## WORK TO DO
Quote the data below in full, minus the images.

----- PROVIDED DATA

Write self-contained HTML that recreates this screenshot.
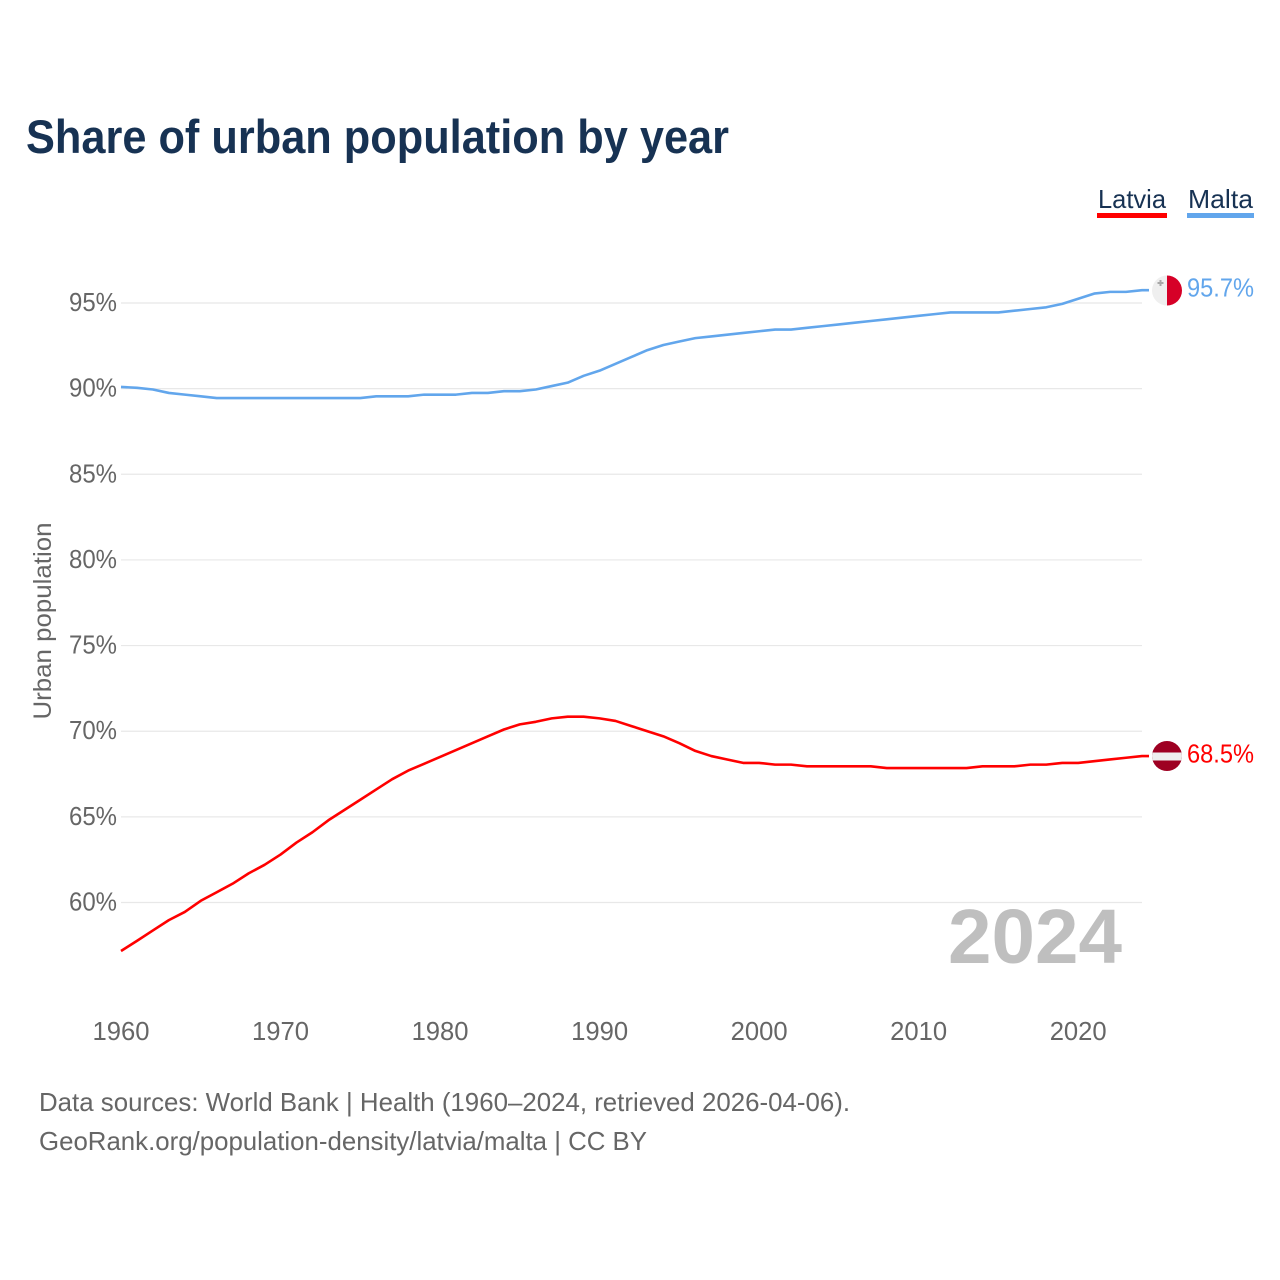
<!DOCTYPE html>
<html lang="en">
<head>
<meta charset="utf-8">
<title>Share of urban population by year</title>
<style>
html,body{margin:0;padding:0;background:#fff;}
svg{display:block;font-family:"Liberation Sans",sans-serif;}
</style>
</head>
<body>
<svg id="chart" xmlns="http://www.w3.org/2000/svg" width="1280" height="1280" viewBox="0 0 1280 1280">
  <rect x="0" y="0" width="1280" height="1280" fill="#ffffff"/>
  <text x="26" y="153" font-size="47" font-weight="700" fill="#173253" textLength="703" lengthAdjust="spacingAndGlyphs">Share of urban population by year</text>

  <g>
    <text x="1098" y="208" font-size="26" fill="#173253" textLength="68" lengthAdjust="spacingAndGlyphs">Latvia</text>
    <rect x="1097" y="213" width="70" height="5" fill="#ff0000"/>
  </g>
  <g>
    <text x="1188" y="208" font-size="26" fill="#173253" textLength="65" lengthAdjust="spacingAndGlyphs">Malta</text>
    <rect x="1187" y="213" width="67" height="5" fill="#62a6ec"/>
  </g>

  <g id="grid"></g>
  <g id="yticks"></g>
  <g id="xticks"></g>
  <text transform="translate(51,621) rotate(-90)" text-anchor="middle" font-size="25" fill="#666666" textLength="197" lengthAdjust="spacingAndGlyphs">Urban population</text>
  <text x="948" y="963" font-size="77" font-weight="700" fill="#bfbfbf" textLength="174" lengthAdjust="spacingAndGlyphs">2024</text>
  <g id="series"></g>

  <defs>
    <clipPath id="flag-clip-malta"><circle cx="1167" cy="290.5" r="15"/></clipPath>
    <clipPath id="flag-clip-latvia"><circle cx="1167" cy="756" r="15"/></clipPath>
  </defs>
  <g id="flag-malta" clip-path="url(#flag-clip-malta)">
    <rect x="1152" y="275" width="15" height="31" fill="#efefef"/>
    <rect x="1167" y="275" width="15" height="31" fill="#d60027"/>
    <path d="M1159.5 280h2v2h2v2h-2v2h-2v-2h-2v-2h2z" fill="#a8a8a8"/>
  </g>
  <g id="flag-latvia" clip-path="url(#flag-clip-latvia)">
    <rect x="1152" y="741" width="30" height="30" fill="#9e0022"/>
    <rect x="1152" y="752.5" width="30" height="8" fill="#eeeeee"/>
  </g>
  <text x="1187" y="296.5" font-size="26" fill="#62a6ec" textLength="67" lengthAdjust="spacingAndGlyphs">95.7%</text>
  <text x="1187" y="762.5" font-size="26" fill="#ff0000" textLength="67" lengthAdjust="spacingAndGlyphs">68.5%</text>

  <text x="39" y="1111" font-size="26" fill="#666666" textLength="811" lengthAdjust="spacingAndGlyphs">Data sources: World Bank | Health (1960–2024, retrieved 2026-04-06).</text>
  <text x="39" y="1150" font-size="26" fill="#666666" textLength="608" lengthAdjust="spacingAndGlyphs">GeoRank.org/population-density/latvia/malta | CC BY</text>
</svg>
<script>
const yTicks = [60, 65, 70, 75, 80, 85, 90, 95];
const xTicks = [1960, 1970, 1980, 1990, 2000, 2010, 2020];
const startYear = 1960;
const malta = [90.1,90.05,89.95,89.75,89.65,89.55,89.45,89.45,89.45,89.45,89.45,89.45,89.45,89.45,89.45,89.45,89.55,89.55,89.55,89.65,89.65,89.65,89.75,89.75,89.85,89.85,89.95,90.15,90.35,90.75,91.05,91.45,91.85,92.25,92.55,92.75,92.95,93.05,93.15,93.25,93.35,93.45,93.45,93.55,93.65,93.75,93.85,93.95,94.05,94.15,94.25,94.35,94.45,94.45,94.45,94.45,94.55,94.65,94.75,94.95,95.25,95.55,95.65,95.65,95.75];
const latvia = [57.17,57.76,58.37,58.97,59.45,60.1,60.6,61.1,61.7,62.2,62.8,63.5,64.1,64.8,65.4,66.0,66.6,67.2,67.7,68.1,68.5,68.9,69.3,69.7,70.1,70.4,70.55,70.75,70.85,70.85,70.75,70.6,70.3,70.0,69.7,69.3,68.85,68.55,68.35,68.15,68.15,68.05,68.05,67.95,67.95,67.95,67.95,67.95,67.85,67.85,67.85,67.85,67.85,67.85,67.95,67.95,67.95,68.05,68.05,68.15,68.15,68.25,68.35,68.45,68.55];

const NS = 'http://www.w3.org/2000/svg';
const xScale = function (year) { return 121 + (year - 1960) * (1142 - 121) / 64; };
const yScale = function (v) { return 902.5 - (v - 60) * (902.5 - 303) / 35; };

const grid = document.getElementById('grid');
const yG = document.getElementById('yticks');
const xG = document.getElementById('xticks');
const seriesG = document.getElementById('series');

yTicks.forEach(function (t) {
  const line = document.createElementNS(NS, 'line');
  
  
  line.setAttribute('x1', xScale(1960));
  line.setAttribute('x2', xScale(2024));
  line.setAttribute('y1', yScale(t));
  line.setAttribute('y2', yScale(t));
  line.setAttribute('stroke', '#e8e8e8');
  line.setAttribute('stroke-width', '1.2');
  grid.appendChild(line);

  const label = document.createElementNS(NS, 'text');
  
  
  label.setAttribute('x', 117);
  label.setAttribute('y', yScale(t) + 8);
  label.setAttribute('text-anchor', 'end');
  label.setAttribute('font-size', '26');
  label.setAttribute('fill', '#666666');
  label.setAttribute('textLength', '48');
  label.setAttribute('lengthAdjust', 'spacingAndGlyphs');
  label.textContent = t + '%';
  yG.appendChild(label);
});

xTicks.forEach(function (t) {
  const label = document.createElementNS(NS, 'text');
  
  
  label.setAttribute('x', xScale(t));
  label.setAttribute('y', 1040);
  label.setAttribute('text-anchor', 'middle');
  label.setAttribute('font-size', '26');
  label.setAttribute('fill', '#666666');
  label.setAttribute('textLength', '57');
  label.setAttribute('lengthAdjust', 'spacingAndGlyphs');
  label.textContent = t;
  xG.appendChild(label);
});

function buildPath(values) {
  let d = '';
  values.forEach(function (v, i) {
    d += (i ? 'L' : 'M') + xScale(startYear + i).toFixed(2) + ' ' + yScale(v).toFixed(2);
  });
  const lastY = yScale(values[values.length - 1]).toFixed(2);
  return d + 'L1149 ' + lastY;
}

const malteseLine = document.createElementNS(NS, 'path');


malteseLine.setAttribute('d', buildPath(malta));
malteseLine.setAttribute('fill', 'none');
malteseLine.setAttribute('stroke', '#62a6ec');
malteseLine.setAttribute('stroke-width', '2.6');
malteseLine.setAttribute('stroke-linejoin', 'round');
seriesG.appendChild(malteseLine);

const latvianLine = document.createElementNS(NS, 'path');


latvianLine.setAttribute('d', buildPath(latvia));
latvianLine.setAttribute('fill', 'none');
latvianLine.setAttribute('stroke', '#ff0000');
latvianLine.setAttribute('stroke-width', '2.6');
latvianLine.setAttribute('stroke-linejoin', 'round');
seriesG.appendChild(latvianLine);
</script>
</body>
</html>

----------

## REPLY
Write self-contained HTML that recreates this screenshot.
<!DOCTYPE html>
<html lang="en">
<head>
<meta charset="utf-8">
<title>Share of urban population by year</title>
<style>
html,body{margin:0;padding:0;background:#fff;}
svg{display:block;font-family:"Liberation Sans",sans-serif;}
</style>
</head>
<body>
<svg id="chart" xmlns="http://www.w3.org/2000/svg" width="1280" height="1280" viewBox="0 0 1280 1280">
  <rect x="0" y="0" width="1280" height="1280" fill="#ffffff"/>
  <text x="26" y="153" font-size="47" font-weight="700" fill="#173253" textLength="703" lengthAdjust="spacingAndGlyphs">Share of urban population by year</text>

  <g>
    <text x="1098" y="208" font-size="26" fill="#173253" textLength="68" lengthAdjust="spacingAndGlyphs">Latvia</text>
    <rect x="1097" y="213" width="70" height="5" fill="#ff0000"/>
  </g>
  <g>
    <text x="1188" y="208" font-size="26" fill="#173253" textLength="65" lengthAdjust="spacingAndGlyphs">Malta</text>
    <rect x="1187" y="213" width="67" height="5" fill="#62a6ec"/>
  </g>

  <g id="grid"></g>
  <g id="yticks"></g>
  <g id="xticks"></g>
  <text transform="translate(51,621) rotate(-90)" text-anchor="middle" font-size="25" fill="#666666" textLength="197" lengthAdjust="spacingAndGlyphs">Urban population</text>
  <text x="948" y="963" font-size="77" font-weight="700" fill="#bfbfbf" textLength="174" lengthAdjust="spacingAndGlyphs">2024</text>
  <g id="series"></g>

  <defs>
    <clipPath id="flag-clip-malta"><circle cx="1167" cy="290.5" r="15"/></clipPath>
    <clipPath id="flag-clip-latvia"><circle cx="1167" cy="756" r="15"/></clipPath>
  </defs>
  <g id="flag-malta" clip-path="url(#flag-clip-malta)">
    <rect x="1152" y="275" width="15" height="31" fill="#efefef"/>
    <rect x="1167" y="275" width="15" height="31" fill="#d60027"/>
    <path d="M1159.5 280h2v2h2v2h-2v2h-2v-2h-2v-2h2z" fill="#a8a8a8"/>
  </g>
  <g id="flag-latvia" clip-path="url(#flag-clip-latvia)">
    <rect x="1152" y="741" width="30" height="30" fill="#9e0022"/>
    <rect x="1152" y="752.5" width="30" height="8" fill="#eeeeee"/>
  </g>
  <text x="1187" y="296.5" font-size="26" fill="#62a6ec" textLength="67" lengthAdjust="spacingAndGlyphs">95.7%</text>
  <text x="1187" y="762.5" font-size="26" fill="#ff0000" textLength="67" lengthAdjust="spacingAndGlyphs">68.5%</text>

  <text x="39" y="1111" font-size="26" fill="#666666" textLength="811" lengthAdjust="spacingAndGlyphs">Data sources: World Bank | Health (1960–2024, retrieved 2026-04-06).</text>
  <text x="39" y="1150" font-size="26" fill="#666666" textLength="608" lengthAdjust="spacingAndGlyphs">GeoRank.org/population-density/latvia/malta | CC BY</text>
</svg>
<script>
const yTicks = [60, 65, 70, 75, 80, 85, 90, 95];
const xTicks = [1960, 1970, 1980, 1990, 2000, 2010, 2020];
const startYear = 1960;
const malta = [90.1,90.05,89.95,89.75,89.65,89.55,89.45,89.45,89.45,89.45,89.45,89.45,89.45,89.45,89.45,89.45,89.55,89.55,89.55,89.65,89.65,89.65,89.75,89.75,89.85,89.85,89.95,90.15,90.35,90.75,91.05,91.45,91.85,92.25,92.55,92.75,92.95,93.05,93.15,93.25,93.35,93.45,93.45,93.55,93.65,93.75,93.85,93.95,94.05,94.15,94.25,94.35,94.45,94.45,94.45,94.45,94.55,94.65,94.75,94.95,95.25,95.55,95.65,95.65,95.75];
const latvia = [57.17,57.76,58.37,58.97,59.45,60.1,60.6,61.1,61.7,62.2,62.8,63.5,64.1,64.8,65.4,66.0,66.6,67.2,67.7,68.1,68.5,68.9,69.3,69.7,70.1,70.4,70.55,70.75,70.85,70.85,70.75,70.6,70.3,70.0,69.7,69.3,68.85,68.55,68.35,68.15,68.15,68.05,68.05,67.95,67.95,67.95,67.95,67.95,67.85,67.85,67.85,67.85,67.85,67.85,67.95,67.95,67.95,68.05,68.05,68.15,68.15,68.25,68.35,68.45,68.55];

const NS = 'http://www.w3.org/2000/svg';
const xScale = function (year) { return 121 + (year - 1960) * (1142 - 121) / 64; };
const yScale = function (v) { return 902.5 - (v - 60) * (902.5 - 303) / 35; };

const grid = document.getElementById('grid');
const yG = document.getElementById('yticks');
const xG = document.getElementById('xticks');
const seriesG = document.getElementById('series');

yTicks.forEach(function (t) {
  const line = document.createElementNS(NS, 'line');
  
  
  line.setAttribute('x1', xScale(1960));
  line.setAttribute('x2', xScale(2024));
  line.setAttribute('y1', yScale(t));
  line.setAttribute('y2', yScale(t));
  line.setAttribute('stroke', '#e8e8e8');
  line.setAttribute('stroke-width', '1.2');
  grid.appendChild(line);

  const label = document.createElementNS(NS, 'text');
  
  
  label.setAttribute('x', 117);
  label.setAttribute('y', yScale(t) + 8);
  label.setAttribute('text-anchor', 'end');
  label.setAttribute('font-size', '26');
  label.setAttribute('fill', '#666666');
  label.setAttribute('textLength', '48');
  label.setAttribute('lengthAdjust', 'spacingAndGlyphs');
  label.textContent = t + '%';
  yG.appendChild(label);
});

xTicks.forEach(function (t) {
  const label = document.createElementNS(NS, 'text');
  
  
  label.setAttribute('x', xScale(t));
  label.setAttribute('y', 1040);
  label.setAttribute('text-anchor', 'middle');
  label.setAttribute('font-size', '26');
  label.setAttribute('fill', '#666666');
  label.setAttribute('textLength', '57');
  label.setAttribute('lengthAdjust', 'spacingAndGlyphs');
  label.textContent = t;
  xG.appendChild(label);
});

function buildPath(values) {
  let d = '';
  values.forEach(function (v, i) {
    d += (i ? 'L' : 'M') + xScale(startYear + i).toFixed(2) + ' ' + yScale(v).toFixed(2);
  });
  const lastY = yScale(values[values.length - 1]).toFixed(2);
  return d + 'L1149 ' + lastY;
}

const malteseLine = document.createElementNS(NS, 'path');


malteseLine.setAttribute('d', buildPath(malta));
malteseLine.setAttribute('fill', 'none');
malteseLine.setAttribute('stroke', '#62a6ec');
malteseLine.setAttribute('stroke-width', '2.6');
malteseLine.setAttribute('stroke-linejoin', 'round');
seriesG.appendChild(malteseLine);

const latvianLine = document.createElementNS(NS, 'path');


latvianLine.setAttribute('d', buildPath(latvia));
latvianLine.setAttribute('fill', 'none');
latvianLine.setAttribute('stroke', '#ff0000');
latvianLine.setAttribute('stroke-width', '2.6');
latvianLine.setAttribute('stroke-linejoin', 'round');
seriesG.appendChild(latvianLine);
</script>
</body>
</html>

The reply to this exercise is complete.